The Revivalists & Perry Farrell’s Kind Heaven Orchestra
This being Lollapalooza, there was still plenty of rock, and the genre was well represented by the efforts of The Revivalists and Lolla godfather Perry Farrell.
Beginning with the Revivalists, the New Orleans band’s set was exactly what one would have expected from a group of their caliber: musically adventurous, fluid in genre, and a flat-out good time. With its eight(!) members – including phenomenal pedal steel guitarist Ed Williams, wailing saxophonist Rob Ingraham, and Andrew Campanelli and PJ Howard on drums (the two-drum sound producing a dense percussive sound reminiscent of the original Allman Brothers Band) – the band put 110-percent into each of their songs, livening up the festival’s midday slog and getting everyone ready for more music.

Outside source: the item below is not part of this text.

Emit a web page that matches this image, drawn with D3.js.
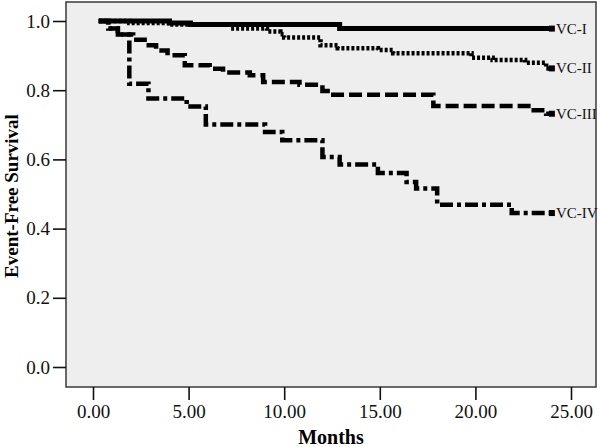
<!DOCTYPE html>
<html>
<head>
<meta charset="utf-8">
<script src="https://cdn.jsdelivr.net/npm/d3@7"></script>
<style>
  html, body { margin: 0; padding: 0; background: #ffffff; }
  svg { display: block; }
</style>
</head>
<body>
<svg id="chart" width="600" height="447"></svg>
<script>
// ---- Data (months, survival) ----
const seriesNames = ["VC-I", "VC-II", "VC-III", "VC-IV"];
const vc1 = [[0.3,1.0],[4.0,0.994],[5.1,0.99],[12.9,0.978],[24,0.978]];
const vc2 = [[0.3,1.0],[1.9,0.994],[4.0,0.99],[7.2,0.978],[9.1,0.970],[9.8,0.962],[10.0,0.952],[11.9,0.930],[12.8,0.921],[14.9,0.916],[15.7,0.907],[19.8,0.894],[20.9,0.887],[22.6,0.879],[23.7,0.863],[24,0.863]];
const vc3 = [[0.3,1.0],[0.8,0.978],[1.3,0.961],[2.1,0.946],[2.7,0.930],[3.3,0.915],[3.9,0.901],[4.8,0.872],[6.1,0.862],[6.8,0.851],[8.2,0.843],[8.9,0.824],[10.8,0.816],[12.0,0.798],[12.4,0.787],[17.8,0.754],[22.9,0.742],[23.7,0.732],[24,0.732]];
const vc4 = [[0.3,1.0],[0.8,0.978],[1.3,0.961],[1.9,0.819],[2.9,0.776],[4.9,0.753],[5.9,0.701],[9.0,0.679],[9.9,0.655],[12.0,0.607],[12.9,0.585],[14.9,0.561],[16.4,0.535],[16.9,0.516],[18.0,0.469],[21.9,0.445],[24,0.445]];
const xTicks = [0, 5, 10, 15, 20, 25];
const yTicks = [0, 0.2, 0.4, 0.6, 0.8, 1.0];

// ---- Layout ----
const svg = d3.select("#chart");
const frame = { left: 66, right: 596, top: 2, bottom: 387 };
const x = d3.scaleLinear().domain([0, 25]).range([93, 571]);
const y = d3.scaleLinear().domain([0, 1]).range([367, 21]);

const font = "'Liberation Serif', 'Times New Roman', serif";

// Plot background
svg.append("rect")
  .attr("x", frame.left).attr("y", frame.top)
  .attr("width", frame.right - frame.left).attr("height", frame.bottom - frame.top)
  .attr("fill", "#eeeeee").attr("stroke", "#3a3a3a").attr("stroke-width", 1.5);

// Y axis
const yAxis = d3.axisLeft(y).tickValues(yTicks).tickFormat(d3.format(".1f")).tickSize(13).tickPadding(3);
const gy = svg.append("g").attr("transform", `translate(${frame.left},0)`).call(yAxis);
gy.select(".domain").remove();
gy.selectAll(".tick line").attr("stroke", "#111").attr("stroke-width", 1.6);
gy.selectAll(".tick text").attr("font-family", font).attr("font-size", 19).attr("fill", "#111");

// X axis
const xAxis = d3.axisBottom(x).tickValues(xTicks).tickFormat(d3.format(".2f")).tickSize(13).tickPadding(5);
const gx = svg.append("g").attr("transform", `translate(0,${frame.bottom})`).call(xAxis);
gx.select(".domain").remove();
gx.selectAll(".tick line").attr("stroke", "#111").attr("stroke-width", 1.6);
gx.selectAll(".tick text").attr("font-family", font).attr("font-size", 19).attr("fill", "#111");

// Axis titles
svg.append("text")
  .attr("x", (frame.left + frame.right) / 2).attr("y", 444)
  .attr("text-anchor", "middle")
  .attr("font-family", font).attr("font-weight", "bold").attr("font-size", 20)
  .text("Months");
svg.append("text")
  .attr("transform", `translate(18,196) rotate(-90)`)
  .attr("text-anchor", "middle")
  .attr("font-family", font).attr("font-weight", "bold").attr("font-size", 19)
  .text("Event-Free Survival");

// Curves
const styles = {
  "VC-I":   { dash: null,        width: 5 },
  "VC-II":  { dash: "3,2",       width: 4.5 },
  "VC-III": { dash: "13,5",      width: 4.5 },
  "VC-IV":  { dash: "13,4,4,4",  width: 4.5 }
};
const allSeries = [vc1, vc2, vc3, vc4];
const line = d3.line().x(d => x(d[0])).y(d => y(d[1])).curve(d3.curveStepAfter);

allSeries.forEach((data, i) => {
  const name = seriesNames[i];
  const st = styles[name];
  svg.append("path")
    .datum(data)
    .attr("d", line)
    .attr("fill", "none")
    .attr("stroke", "#000")
    .attr("stroke-width", st.width)
    .attr("stroke-dasharray", st.dash)
    .attr("stroke-linecap", "butt");
  const last = data[data.length - 1];
  svg.append("rect")
    .attr("x", x(last[0]) - 3).attr("y", y(last[1]) - 3)
    .attr("width", 6).attr("height", 6).attr("fill", "#000");
  svg.append("text")
    .attr("x", x(last[0]) + 4).attr("y", y(last[1]) + 5)
    .attr("font-family", font).attr("font-size", 15).attr("fill", "#111")
    .text(name);
});
</script>
</body>
</html>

But it was Perry Farrell, and his band Kind Heaven Orchestra, who closed out the festival, and the show proved to be as apt a closing act as there could possibly be – but not in the conventional sense. While the eternally youthful Farrell was as energetic and engaged as one would expect, and the Kind Heaven Orchestra – which includes Chris Chaney of Jane’s Addiction, Matt Chamberlain, Nick Maybury, and Farrell’s wife, Etty Lau Farrell – was professional and precise, it was actually the crowd at the show that provided the perfect sendoff. Lollapalooza is a diverse festival in its audience demographics, yet the audience trends younger; at Farrell’s concert, however, the vast majority of the fans were Baby Boomers like Farrell – folks who came of age in the late ‘80s/early ‘90s and thrived to the sounds of Jane’s Addiction and Porno for Pyros. So while Farrell’s band is called the Kind of Heaven Orchestra, the band’s set, for those fans, represented a musical heaven, and I delighted in watching the fans enthusiastically respond to Farrell’s renditions of “Pets,” “Snakes Have Many Hips,” and “Up the Beach.” And that, ultimately, is the community that only music can create, right?